Dr Liz Hardwick is a Consultant Psychiatrist for the Avon and Wiltshire Partnership Trust, and previously worked in prison psychiatry. She is currently completing a Masters degree in the history of medicine at the University of Warwick and is writing a dissertation on bloodletting in nineteenth-century psychiatric practice.

Vivan Joseph is in the final year of a PhD in philosophy at the University of Warwick, researching the relationship between attention and awareness in visual experience. Before starting his PhD, he worked in a community setting for a local mental health charity for several years. Alongside his PhD, he manages an interdisciplinary undergraduate module on mental health, ‘Navigating Psychopathology’.

Professor Brendan Kelly is Associate Clinical Professor of Psychiatry at University College Dublin, consultant psychiatrist at the Mater Misericordiae University Hospital and editor of the Irish Journal of Psychological Medicine. In addition to his medical degree, he holds doctorates in medicine (MD), history (PhD), governance (DGov) and law (PhD). He has researched and written on various aspects of psychiatric history, and is author of "Ada English: Patriot and Psychiatrist" (Irish Academic Press, September 2014).

Dr Laura Kelly is an Irish Research Council Postdoctoral Fellow at the Centre for the History of Medicine in Ireland, University College Dublin.

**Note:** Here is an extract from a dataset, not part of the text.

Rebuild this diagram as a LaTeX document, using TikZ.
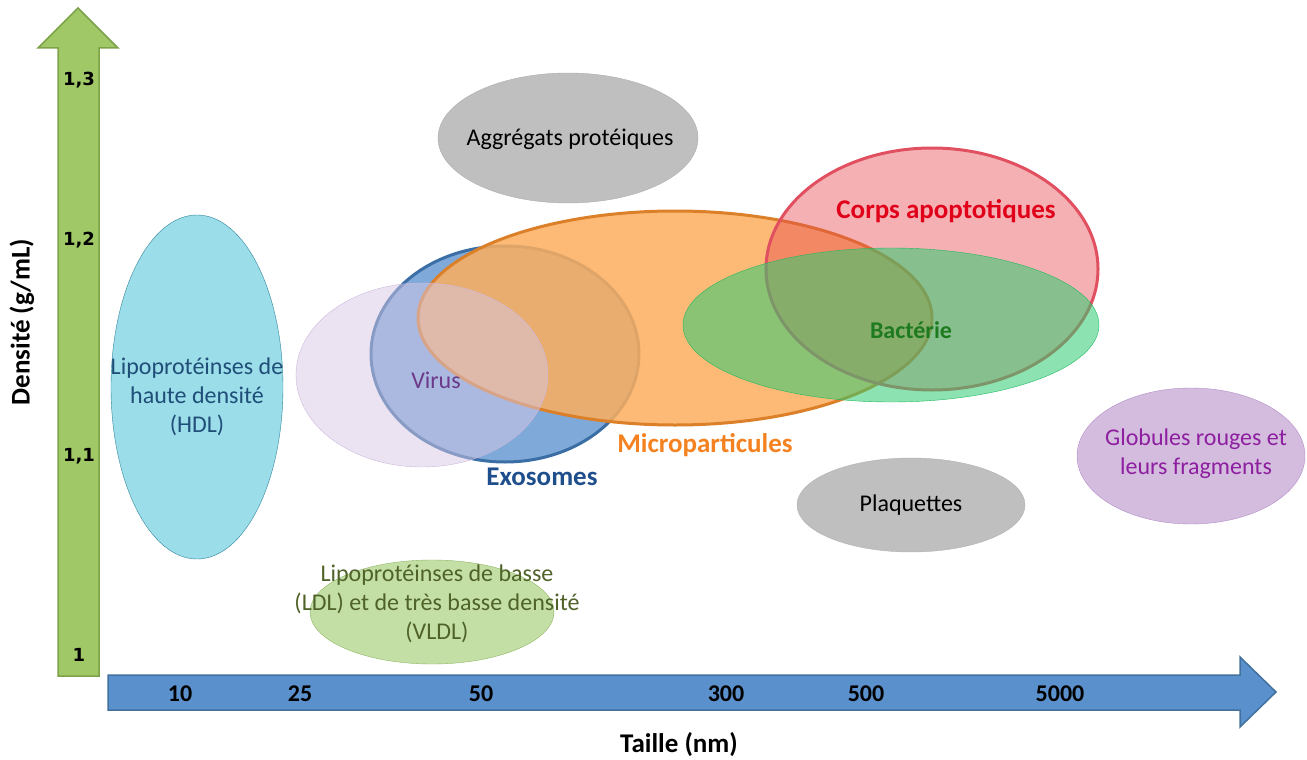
\documentclass[tikz,border=0pt]{standalone}
\usepackage{fontspec}
\setmainfont{Carlito}
\newfontfamily\tickfont{DejaVu Sans}
\usetikzlibrary{shapes.geometric}
\definecolor{axgreen}{HTML}{A0C866}
\definecolor{axgreenD}{HTML}{7EA24A}
\definecolor{axblue}{HTML}{5A90CB}
\definecolor{axblueD}{HTML}{41719C}
\definecolor{hdlF}{HTML}{9BDDE8}
\definecolor{hdlD}{HTML}{31849B}
\definecolor{hdlT}{HTML}{1F4E79}
\definecolor{exoF}{HTML}{7FA9D8}
\definecolor{exoD}{HTML}{3A6EA5}
\definecolor{exoT}{HTML}{1F4E8C}
\definecolor{micF}{HTML}{FCAE5E}
\definecolor{micD}{HTML}{DB8028}
\definecolor{micT}{HTML}{F58220}
\definecolor{virF}{HTML}{D7C8E6}
\definecolor{virD}{HTML}{CDB8DD}
\definecolor{virT}{HTML}{6B3A8A}
\definecolor{apoF}{HTML}{E8474F}
\definecolor{apoD}{HTML}{E05060}
\definecolor{apoT}{HTML}{E0001A}
\definecolor{bacF}{HTML}{2ECC71}
\definecolor{bacD}{HTML}{20B860}
\definecolor{bacT}{HTML}{1E7A1E}
\definecolor{grisF}{HTML}{BFBFBF}
\definecolor{gloF}{HTML}{D3BCDD}
\definecolor{gloD}{HTML}{B48CC8}
\definecolor{gloT}{HTML}{8E1FA0}
\definecolor{ldlF}{HTML}{C4DFA6}
\definecolor{ldlD}{HTML}{8DB660}
\definecolor{ldlT}{HTML}{4F6228}
\tikzset{
  ell/.style={ellipse, inner sep=0pt},
  lbl/.style={font=\fontsize{24}{29}\selectfont, align=center, text opacity=1},
  blbl/.style={font=\fontsize{27}{30}\selectfont\bfseries, text opacity=1},
  ytick/.style={font=\tickfont\fontsize{18}{22}\selectfont\bfseries},
  xtick/.style={font=\fontsize{24}{28}\selectfont\bfseries}
}
\begin{document}
\begin{tikzpicture}[x=1pt, y=-1pt]
 \useasboundingbox (0,0) rectangle (1307,760);
 % axes
 \draw[axgreenD, fill=axgreen, line width=1.5pt](58,676)--(58,48)--(38,48)--(78,8)--(118,48)--(99,48)--(99,676)--cycle;
 \draw[axblueD, fill=axblue, line width=1.5pt](108,675)--(1240,675)--(1240,657)--(1276,692)--(1240,727)--(1240,710)--(108,710)--cycle;
 \foreach \p/\v in {80/{1,3},240/{1,2},456/{1,1},655/1}
 {
     \node[ytick] (d\p) at (79,\p) {\v};
 }
 \foreach \p/\v in {180/10,300/25,481/50,726/300,866/500,1060/5000}
 {
     \node[xtick] (t\p) at (\p,694) {\v};
 }
 \node[blbl, rotate=90] (ylab) at (22,322) {Densité (g/mL)};
 \node[blbl] (xlab) at (679,745) {Taille (nm)};

 % ellipses
 \node[ell, draw=hdlD, fill=hdlF, minimum width=172, minimum height=344] (hdl) at (197,387) {};
 \node[ell, draw=ldlD, fill=ldlF, minimum width=244, minimum height=104] (ldl) at (432,612) {};
 \node[ell, draw=grisF!90!black, fill=grisF, line width=.4pt, minimum width=260, minimum height=130] (agg) at (568,138) {};
 \node[ell, draw=exoD, fill=exoF, line width=3pt, minimum width=268, minimum height=216] (exo) at (505,354) {};
 \node[ell, draw=micD, fill=micF, fill opacity=.85, line width=3pt, minimum width=514, minimum height=214] (mic) at (675,318) {};
 \node[ell, draw=virD, fill=virF, fill opacity=.5, minimum width=252, minimum height=184] (vir) at (422,375) {};
 \node[ell, draw=apoD, fill=apoF, fill opacity=.43, line width=3pt, minimum width=332, minimum height=242] (apo) at (932,269) {};
 \node[ell, draw=bacD, fill=bacF, fill opacity=.55, minimum width=416, minimum height=154] (bac) at (891,325) {};
 \node[ell, draw=grisF!90!violet, fill=grisF, minimum width=228, minimum height=94] (plq) at (911,505) {};
 \node[ell, draw=gloD, fill=gloF, minimum width=228, minimum height=136] (glo) at (1191,456) {};

 % labels
 \node[lbl, text=hdlT] (hdlL) at (197,397) {Lipoprotéinses de\\haute densité\\(HDL)};
 \node[lbl, text=ldlT] (ldlL) at (437,604) {Lipoprotéinses de basse\\(LDL) et de très basse densité\\(VLDL)};
 \node[lbl] (aggL) at (570,139) {Aggrégats protéiques};
 \node[lbl, text=virT] (virL) at (436,380) {Virus};
 \node[blbl, text=exoT] (exoL) at (542,477) {Exosomes};
 \node[blbl, text=micT] (micL) at (705,445) {Microparticules};
 \node[blbl, text=apoT] (apoL) at (946,211) {Corps apoptotiques};
 \node[blbl, font=\fontsize{24}{28}\selectfont\bfseries, text=bacT] (bacL) at (911,330) {Bactérie};
 \node[lbl] (plqL) at (911,505) {Plaquettes};
 \node[lbl, text=gloT] (gloL) at (1196,454) {Globules rouges et\\leurs fragments};

\end{tikzpicture}
\end{document}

Her current research project focuses on the history of medical education and student culture, c.1830-1950 and she has published on the history of women in medicine in Ireland in the late nineteenth and early twentieth century and is author of Irish Women in Medicine, c1880-1920s. Origins, Education and Careers (Manchester University Press, 2012).

Maria Luddy is Professor of Modern Irish History at the University of Warwick and Head of Department. She has published extensively on the history of women in Ireland and on Irish social history of the 19th and 20th centuries. Recent publications include a short book on breach of promise to marry cases in county Limerick in the nineteenth century and an article on the abduction of women in early nineteenth-century Ireland. An edited collection on Children and Childhood in Ireland, 1700-2010, will be published later this year. A book on the history of marriage in Ireland, 1660-1925 (jointly written with Professor Mary O’Dowd, Queen’s University Belfast, will be published in 2015.

Professor Hilary Marland is Founding Director of the Centre for the History of Medicine at the University of Warwick and co-convener of ‘A Malady of Migration’. She is author of Dangerous Motherhood: Insanity and Childbirth in Victorian Britain (2004) and Health and Girlhood in Britain, 1874-1920 (2013), and co-editor with Catherine Cox of Migration, Health and Ethnicity in the Modern World (2013). She is joint Principal Investigator on the Wellcome Trust-funded project, ‘Madness, Migration and the Irish in Lancashire, c.1850-1921’.